TASK REQUIREMENTS:
Begin with the first line and repeat exactly through the line containing "ctx.fillRect(a.right - 1, a.top"; leave every image out.

*** SUPPLIED INFORMATION ***

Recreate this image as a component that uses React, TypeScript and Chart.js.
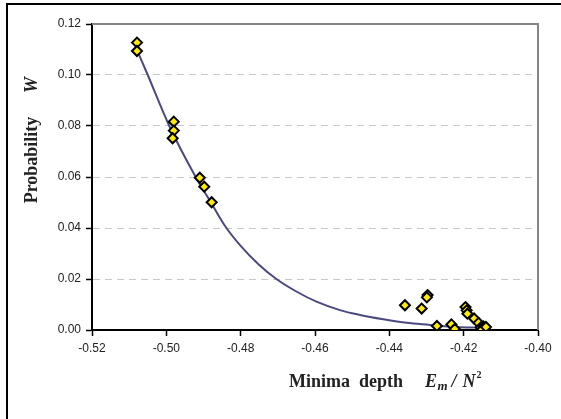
import React, { useEffect, useRef } from 'react';
import { Chart, registerables } from 'chart.js';

Chart.register(...registerables);

// Measured minima (scatter, diamonds)
const minimaDepth = [
  -0.5079, -0.5079, -0.498, -0.498, -0.4983, -0.491, -0.4898, -0.4878,
  -0.4358, -0.4313, -0.4297, -0.4299, -0.4272, -0.4233, -0.4224,
  -0.4195, -0.4192, -0.419, -0.4172, -0.416, -0.4154, -0.4147, -0.4143, -0.415, -0.414,
];
const probability = [
  0.1127, 0.1094, 0.0817, 0.0782, 0.0752, 0.0597, 0.0562, 0.0501,
  0.0097, 0.0084, 0.0137, 0.0128, 0.0016, 0.0022, 0.0004,
  0.009, 0.0077, 0.0064, 0.0045, 0.0028, 0.001, 0.0014, 0.0008, 0.0002, 0.0012,
];

// Fitted curve
const fitDepth = [
  -0.5078, -0.505, -0.4992, -0.4921, -0.488, -0.4843, -0.48, -0.475, -0.4703,
  -0.4649, -0.4596, -0.4533, -0.4479, -0.4416, -0.4353, -0.4291, -0.4237, -0.414,
];
const fitProbability = [
  0.1095, 0.1, 0.08, 0.06, 0.05, 0.041, 0.033, 0.0255, 0.0199,
  0.015, 0.0111, 0.0078, 0.0059, 0.0042, 0.0028, 0.002, 0.0013, 0.0008,
];

const xTickValues = [-0.52, -0.5, -0.48, -0.46, -0.44, -0.42, -0.4];
const yTickValues = [0, 0.02, 0.04, 0.06, 0.08, 0.1, 0.12];

const W = 561;
const H = 419;
const SERIF = '"Liberation Serif", "DejaVu Serif", serif';

const decorPlugin = {
  id: 'decor',
  beforeDraw(chart: any) {
    const ctx = chart.ctx;
    ctx.save();
    ctx.fillStyle = '#ffffff';
    ctx.fillRect(0, 0, W, H);
    ctx.restore();
  },
  afterDraw(chart: any) {
    const ctx = chart.ctx;
    const a = chart.chartArea;
    ctx.save();
    // outer figure frame
    ctx.fillStyle = '#000000';
    ctx.fillRect(6, 3, W - 6, 2);
    ctx.fillRect(6, 3, 2, H - 3);
    // gray top & right plot border
    ctx.fillStyle = '#858585';
    ctx.fillRect(a.left, a.top - 1, a.right - a.left + 1, 2);
    ctx.fillRect(a.right - 1, a.top - 1, 2, a.bottom - a.top + 1);

    ctx.fillStyle = '#222222';
    ctx.textBaseline = 'alphabetic';
    // y title
    ctx.save();
    ctx.translate(37, 0);
    ctx.rotate(-Math.PI / 2);
    ctx.textAlign = 'center';
    ctx.font = 'bold 18px ' + SERIF;
    ctx.fillText('Probability', -160, 0);
    ctx.font = 'italic bold 18px ' + SERIF;
    ctx.fillText('W', -85, 0);
    ctx.restore();

    // x title
    const base = 387;
    ctx.textAlign = 'left';
    ctx.font = 'bold 18px ' + SERIF;
    ctx.fillText('Minima  depth', 289, base);
    let x = 425;
    ctx.font = 'italic bold 18px ' + SERIF;
    ctx.fillText('E', x, base);
    x += ctx.measureText('E').width + 0.5;
    ctx.font = 'italic bold 13px ' + SERIF;
    ctx.fillText('m', x, base + 3);
    x += ctx.measureText('m').width + 4;
    ctx.font = 'italic bold 18px ' + SERIF;
    ctx.fillText('/', x, base);
    x += ctx.measureText('/').width + 6;
    ctx.fillText('N', x, base);
    x += ctx.measureText('N').width + 1;
    ctx.font = 'bold 10px ' + SERIF;
    ctx.fillText('2', x, base - 9);
    ctx.restore();
  },
};

export default function App() {
  const ref = useRef<HTMLCanvasElement | null>(null);

  useEffect(() => {
    if (!ref.current) return;
    const chart = new Chart(ref.current, {
      type: 'scatter',
      data: {
        datasets: [
          {
            label: 'Minima',
            data: minimaDepth.map((v, i) => ({ x: v, y: probability[i] })),
            pointStyle: 'rectRot',
            pointRadius: 5,
            pointBorderWidth: 2,
            pointBackgroundColor: '#FFEA00',
            pointBorderColor: '#000000',
            showLine: false,
            order: 1,
          },
          {
            label: 'Fit',
            data: fitDepth.map((v, i) => ({ x: v, y: fitProbability[i] })),
            showLine: true,
            pointRadius: 0,
            borderColor: '#4B4A80',
            borderWidth: 2,
            cubicInterpolationMode: 'monotone',
            order: 2,
          },
        ],
      },
      options: {
        animation: false,
        responsive: false,
        maintainAspectRatio: false,
        layout: { padding: { left: 0, top: 24, right: 23, bottom: 0 } },
        plugins: {
          legend: { display: false },
          tooltip: { enabled: false },
          title: { display: false },
        },
        scales: {
          x: {
            type: 'linear',
            min: -0.52,
            max: -0.4,
            afterBuildTicks: (s: any) => {
              s.ticks = xTickValues.map((v) => ({ value: v }));
            },
            afterFit: (s: any) => {
              s.height = H - 330;
            },
            ticks: {
              callback: (v: any) => Number(v).toFixed(2),
              color: '#222222',
              font: { family: '"Liberation Sans", Arial, sans-serif', size: 12 },
              padding: 5,
              maxRotation: 0,
              autoSkip: false,
            },
            grid: {
              drawOnChartArea: false,
              drawTicks: true,
              tickLength: 6,
              tickColor: '#000000',
              tickWidth: 1.5,
            },
            border: { display: true, color: '#000000', width: 2 },
          },
          y: {
            type: 'linear',
            min: 0,
            max: 0.12,
            afterBuildTicks: (s: any) => {
              s.ticks = yTickValues.map((v) => ({ value: v }));
            },
            afterFit: (s: any) => {
              s.width = 92;
            },
            ticks: {
              callback: (v: any) => Number(v).toFixed(2),
              color: '#222222',
              font: { family: '"Liberation Sans", Arial, sans-serif', size: 12 },
              padding: 5,
              autoSkip: false,
            },
            grid: {
              drawOnChartArea: true,
              drawTicks: true,
              tickLength: 6,
              tickColor: '#000000',
              tickWidth: 1.5,
              tickBorderDash: [],
              color: (c: any) =>
                c.tick && (Math.abs(c.tick.value) < 1e-9 || Math.abs(c.tick.value - 0.12) < 1e-9)
                  ? 'rgba(0,0,0,0)'
                  : '#C8C8C8',
              lineWidth: 1,
            },
            border: { display: true, color: '#000000', width: 2, dash: [7, 5] },
          },
        },
      },
      plugins: [decorPlugin],
    });
    return () => chart.destroy();
  }, []);

  return (
    <div style={{ position: 'fixed', left: 0, top: 0, width: W, height: H, background: '#fff' }}>
      <canvas ref={ref} width={W} height={H} style={{ display: 'block', width: W, height: H }} />
    </div>
  );
}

***

SOLVED PROBLEM:
Recreate this image as a component that uses React, TypeScript and Chart.js.
import React, { useEffect, useRef } from 'react';
import { Chart, registerables } from 'chart.js';

Chart.register(...registerables);

// Measured minima (scatter, diamonds)
const minimaDepth = [
  -0.5079, -0.5079, -0.498, -0.498, -0.4983, -0.491, -0.4898, -0.4878,
  -0.4358, -0.4313, -0.4297, -0.4299, -0.4272, -0.4233, -0.4224,
  -0.4195, -0.4192, -0.419, -0.4172, -0.416, -0.4154, -0.4147, -0.4143, -0.415, -0.414,
];
const probability = [
  0.1127, 0.1094, 0.0817, 0.0782, 0.0752, 0.0597, 0.0562, 0.0501,
  0.0097, 0.0084, 0.0137, 0.0128, 0.0016, 0.0022, 0.0004,
  0.009, 0.0077, 0.0064, 0.0045, 0.0028, 0.001, 0.0014, 0.0008, 0.0002, 0.0012,
];

// Fitted curve
const fitDepth = [
  -0.5078, -0.505, -0.4992, -0.4921, -0.488, -0.4843, -0.48, -0.475, -0.4703,
  -0.4649, -0.4596, -0.4533, -0.4479, -0.4416, -0.4353, -0.4291, -0.4237, -0.414,
];
const fitProbability = [
  0.1095, 0.1, 0.08, 0.06, 0.05, 0.041, 0.033, 0.0255, 0.0199,
  0.015, 0.0111, 0.0078, 0.0059, 0.0042, 0.0028, 0.002, 0.0013, 0.0008,
];

const xTickValues = [-0.52, -0.5, -0.48, -0.46, -0.44, -0.42, -0.4];
const yTickValues = [0, 0.02, 0.04, 0.06, 0.08, 0.1, 0.12];

const W = 561;
const H = 419;
const SERIF = '"Liberation Serif", "DejaVu Serif", serif';

const decorPlugin = {
  id: 'decor',
  beforeDraw(chart: any) {
    const ctx = chart.ctx;
    ctx.save();
    ctx.fillStyle = '#ffffff';
    ctx.fillRect(0, 0, W, H);
    ctx.restore();
  },
  afterDraw(chart: any) {
    const ctx = chart.ctx;
    const a = chart.chartArea;
    ctx.save();
    // outer figure frame
    ctx.fillStyle = '#000000';
    ctx.fillRect(6, 3, W - 6, 2);
    ctx.fillRect(6, 3, 2, H - 3);
    // gray top & right plot border
    ctx.fillStyle = '#858585';
    ctx.fillRect(a.left, a.top - 1, a.right - a.left + 1, 2);
    ctx.fillRect(a.right - 1, a.top - 1, 2, a.bottom - a.top + 1);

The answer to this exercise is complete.